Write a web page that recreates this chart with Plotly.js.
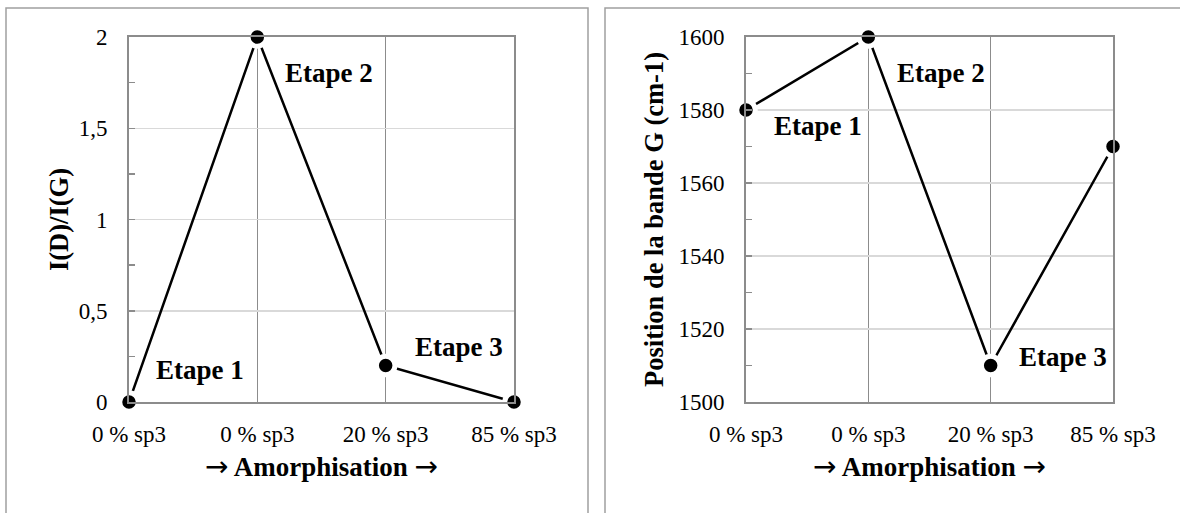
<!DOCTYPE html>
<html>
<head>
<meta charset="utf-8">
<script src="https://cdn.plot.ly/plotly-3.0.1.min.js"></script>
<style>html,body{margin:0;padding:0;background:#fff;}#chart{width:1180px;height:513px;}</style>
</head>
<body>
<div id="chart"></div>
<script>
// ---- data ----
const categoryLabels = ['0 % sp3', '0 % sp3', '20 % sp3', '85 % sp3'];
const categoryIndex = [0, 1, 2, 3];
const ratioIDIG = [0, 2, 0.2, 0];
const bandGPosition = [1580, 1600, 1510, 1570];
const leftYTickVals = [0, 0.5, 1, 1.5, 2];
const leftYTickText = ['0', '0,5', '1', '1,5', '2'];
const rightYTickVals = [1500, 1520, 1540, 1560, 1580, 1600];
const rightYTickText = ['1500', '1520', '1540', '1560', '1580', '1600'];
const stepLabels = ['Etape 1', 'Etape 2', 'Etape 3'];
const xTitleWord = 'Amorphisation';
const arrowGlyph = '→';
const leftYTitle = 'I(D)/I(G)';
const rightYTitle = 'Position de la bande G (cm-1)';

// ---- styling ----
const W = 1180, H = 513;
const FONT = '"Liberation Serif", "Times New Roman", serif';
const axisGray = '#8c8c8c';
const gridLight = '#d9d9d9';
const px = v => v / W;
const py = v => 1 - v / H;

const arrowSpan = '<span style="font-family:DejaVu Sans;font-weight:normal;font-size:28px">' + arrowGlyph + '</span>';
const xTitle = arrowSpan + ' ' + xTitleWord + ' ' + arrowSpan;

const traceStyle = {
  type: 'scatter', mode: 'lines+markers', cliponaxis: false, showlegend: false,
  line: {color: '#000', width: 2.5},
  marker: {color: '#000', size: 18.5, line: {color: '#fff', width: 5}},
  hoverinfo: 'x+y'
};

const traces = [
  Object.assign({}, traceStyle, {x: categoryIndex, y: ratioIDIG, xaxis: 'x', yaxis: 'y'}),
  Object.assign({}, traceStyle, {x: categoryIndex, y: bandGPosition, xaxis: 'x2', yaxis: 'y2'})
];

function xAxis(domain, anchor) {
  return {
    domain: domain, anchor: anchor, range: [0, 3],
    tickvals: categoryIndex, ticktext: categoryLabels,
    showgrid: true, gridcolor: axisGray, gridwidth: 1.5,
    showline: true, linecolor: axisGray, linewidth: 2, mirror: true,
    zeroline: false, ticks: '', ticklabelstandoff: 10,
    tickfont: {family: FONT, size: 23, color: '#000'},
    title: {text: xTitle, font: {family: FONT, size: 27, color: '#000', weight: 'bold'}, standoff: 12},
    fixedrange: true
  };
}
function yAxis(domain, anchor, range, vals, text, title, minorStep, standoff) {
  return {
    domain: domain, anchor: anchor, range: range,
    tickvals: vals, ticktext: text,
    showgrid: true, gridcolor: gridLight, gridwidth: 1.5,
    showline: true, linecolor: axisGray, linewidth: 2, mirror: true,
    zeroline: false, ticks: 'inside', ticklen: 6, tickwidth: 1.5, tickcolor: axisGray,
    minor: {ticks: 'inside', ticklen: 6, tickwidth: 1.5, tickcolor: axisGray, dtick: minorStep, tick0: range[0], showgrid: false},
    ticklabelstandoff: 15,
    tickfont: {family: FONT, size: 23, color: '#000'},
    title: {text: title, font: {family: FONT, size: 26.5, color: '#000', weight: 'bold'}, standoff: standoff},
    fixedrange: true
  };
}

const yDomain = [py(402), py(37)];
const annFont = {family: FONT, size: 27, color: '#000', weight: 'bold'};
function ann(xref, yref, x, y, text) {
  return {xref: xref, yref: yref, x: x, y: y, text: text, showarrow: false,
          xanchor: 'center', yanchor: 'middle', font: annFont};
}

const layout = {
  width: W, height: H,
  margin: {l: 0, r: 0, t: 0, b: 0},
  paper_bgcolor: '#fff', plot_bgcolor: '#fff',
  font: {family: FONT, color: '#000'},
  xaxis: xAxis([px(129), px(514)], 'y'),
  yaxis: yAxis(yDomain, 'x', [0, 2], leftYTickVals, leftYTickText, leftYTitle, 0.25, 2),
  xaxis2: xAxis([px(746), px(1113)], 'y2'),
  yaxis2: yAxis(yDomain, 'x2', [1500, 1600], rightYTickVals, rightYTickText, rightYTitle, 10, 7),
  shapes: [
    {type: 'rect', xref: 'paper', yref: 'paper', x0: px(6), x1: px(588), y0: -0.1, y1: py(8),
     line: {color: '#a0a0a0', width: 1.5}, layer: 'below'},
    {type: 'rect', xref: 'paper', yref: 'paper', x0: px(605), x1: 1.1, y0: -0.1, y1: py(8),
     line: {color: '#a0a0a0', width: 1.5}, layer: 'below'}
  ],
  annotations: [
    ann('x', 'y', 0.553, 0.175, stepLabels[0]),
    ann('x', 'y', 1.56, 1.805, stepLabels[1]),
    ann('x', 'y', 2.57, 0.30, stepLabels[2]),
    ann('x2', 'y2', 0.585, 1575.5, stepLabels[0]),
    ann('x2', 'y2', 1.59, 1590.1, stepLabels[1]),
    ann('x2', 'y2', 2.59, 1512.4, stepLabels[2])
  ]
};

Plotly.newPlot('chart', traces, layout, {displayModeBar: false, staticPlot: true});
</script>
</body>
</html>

────

**THE EXERCISE:**
Copy out all the data without changing anything, and drop the pictures.

**THE OUTPUT:**
Write a web page that recreates this chart with Plotly.js.
<!DOCTYPE html>
<html>
<head>
<meta charset="utf-8">
<script src="https://cdn.plot.ly/plotly-3.0.1.min.js"></script>
<style>html,body{margin:0;padding:0;background:#fff;}#chart{width:1180px;height:513px;}</style>
</head>
<body>
<div id="chart"></div>
<script>
// ---- data ----
const categoryLabels = ['0 % sp3', '0 % sp3', '20 % sp3', '85 % sp3'];
const categoryIndex = [0, 1, 2, 3];
const ratioIDIG = [0, 2, 0.2, 0];
const bandGPosition = [1580, 1600, 1510, 1570];
const leftYTickVals = [0, 0.5, 1, 1.5, 2];
const leftYTickText = ['0', '0,5', '1', '1,5', '2'];
const rightYTickVals = [1500, 1520, 1540, 1560, 1580, 1600];
const rightYTickText = ['1500', '1520', '1540', '1560', '1580', '1600'];
const stepLabels = ['Etape 1', 'Etape 2', 'Etape 3'];
const xTitleWord = 'Amorphisation';
const arrowGlyph = '→';
const leftYTitle = 'I(D)/I(G)';
const rightYTitle = 'Position de la bande G (cm-1)';

// ---- styling ----
const W = 1180, H = 513;
const FONT = '"Liberation Serif", "Times New Roman", serif';
const axisGray = '#8c8c8c';
const gridLight = '#d9d9d9';
const px = v => v / W;
const py = v => 1 - v / H;

const arrowSpan = '<span style="font-family:DejaVu Sans;font-weight:normal;font-size:28px">' + arrowGlyph + '</span>';
const xTitle = arrowSpan + ' ' + xTitleWord + ' ' + arrowSpan;

const traceStyle = {
  type: 'scatter', mode: 'lines+markers', cliponaxis: false, showlegend: false,
  line: {color: '#000', width: 2.5},
  marker: {color: '#000', size: 18.5, line: {color: '#fff', width: 5}},
  hoverinfo: 'x+y'
};

const traces = [
  Object.assign({}, traceStyle, {x: categoryIndex, y: ratioIDIG, xaxis: 'x', yaxis: 'y'}),
  Object.assign({}, traceStyle, {x: categoryIndex, y: bandGPosition, xaxis: 'x2', yaxis: 'y2'})
];

function xAxis(domain, anchor) {
  return {
    domain: domain, anchor: anchor, range: [0, 3],
    tickvals: categoryIndex, ticktext: categoryLabels,
    showgrid: true, gridcolor: axisGray, gridwidth: 1.5,
    showline: true, linecolor: axisGray, linewidth: 2, mirror: true,
    zeroline: false, ticks: '', ticklabelstandoff: 10,
    tickfont: {family: FONT, size: 23, color: '#000'},
    title: {text: xTitle, font: {family: FONT, size: 27, color: '#000', weight: 'bold'}, standoff: 12},
    fixedrange: true
  };
}
function yAxis(domain, anchor, range, vals, text, title, minorStep, standoff) {
  return {
    domain: domain, anchor: anchor, range: range,
    tickvals: vals, ticktext: text,
    showgrid: true, gridcolor: gridLight, gridwidth: 1.5,
    showline: true, linecolor: axisGray, linewidth: 2, mirror: true,
    zeroline: false, ticks: 'inside', ticklen: 6, tickwidth: 1.5, tickcolor: axisGray,
    minor: {ticks: 'inside', ticklen: 6, tickwidth: 1.5, tickcolor: axisGray, dtick: minorStep, tick0: range[0], showgrid: false},
    ticklabelstandoff: 15,
    tickfont: {family: FONT, size: 23, color: '#000'},
    title: {text: title, font: {family: FONT, size: 26.5, color: '#000', weight: 'bold'}, standoff: standoff},
    fixedrange: true
  };
}

const yDomain = [py(402), py(37)];
const annFont = {family: FONT, size: 27, color: '#000', weight: 'bold'};
function ann(xref, yref, x, y, text) {
  return {xref: xref, yref: yref, x: x, y: y, text: text, showarrow: false,
          xanchor: 'center', yanchor: 'middle', font: annFont};
}

const layout = {
  width: W, height: H,
  margin: {l: 0, r: 0, t: 0, b: 0},
  paper_bgcolor: '#fff', plot_bgcolor: '#fff',
  font: {family: FONT, color: '#000'},
  xaxis: xAxis([px(129), px(514)], 'y'),
  yaxis: yAxis(yDomain, 'x', [0, 2], leftYTickVals, leftYTickText, leftYTitle, 0.25, 2),
  xaxis2: xAxis([px(746), px(1113)], 'y2'),
  yaxis2: yAxis(yDomain, 'x2', [1500, 1600], rightYTickVals, rightYTickText, rightYTitle, 10, 7),
  shapes: [
    {type: 'rect', xref: 'paper', yref: 'paper', x0: px(6), x1: px(588), y0: -0.1, y1: py(8),
     line: {color: '#a0a0a0', width: 1.5}, layer: 'below'},
    {type: 'rect', xref: 'paper', yref: 'paper', x0: px(605), x1: 1.1, y0: -0.1, y1: py(8),
     line: {color: '#a0a0a0', width: 1.5}, layer: 'below'}
  ],
  annotations: [
    ann('x', 'y', 0.553, 0.175, stepLabels[0]),
    ann('x', 'y', 1.56, 1.805, stepLabels[1]),
    ann('x', 'y', 2.57, 0.30, stepLabels[2]),
    ann('x2', 'y2', 0.585, 1575.5, stepLabels[0]),
    ann('x2', 'y2', 1.59, 1590.1, stepLabels[1]),
    ann('x2', 'y2', 2.59, 1512.4, stepLabels[2])
  ]
};

Plotly.newPlot('chart', traces, layout, {displayModeBar: false, staticPlot: true});
</script>
</body>
</html>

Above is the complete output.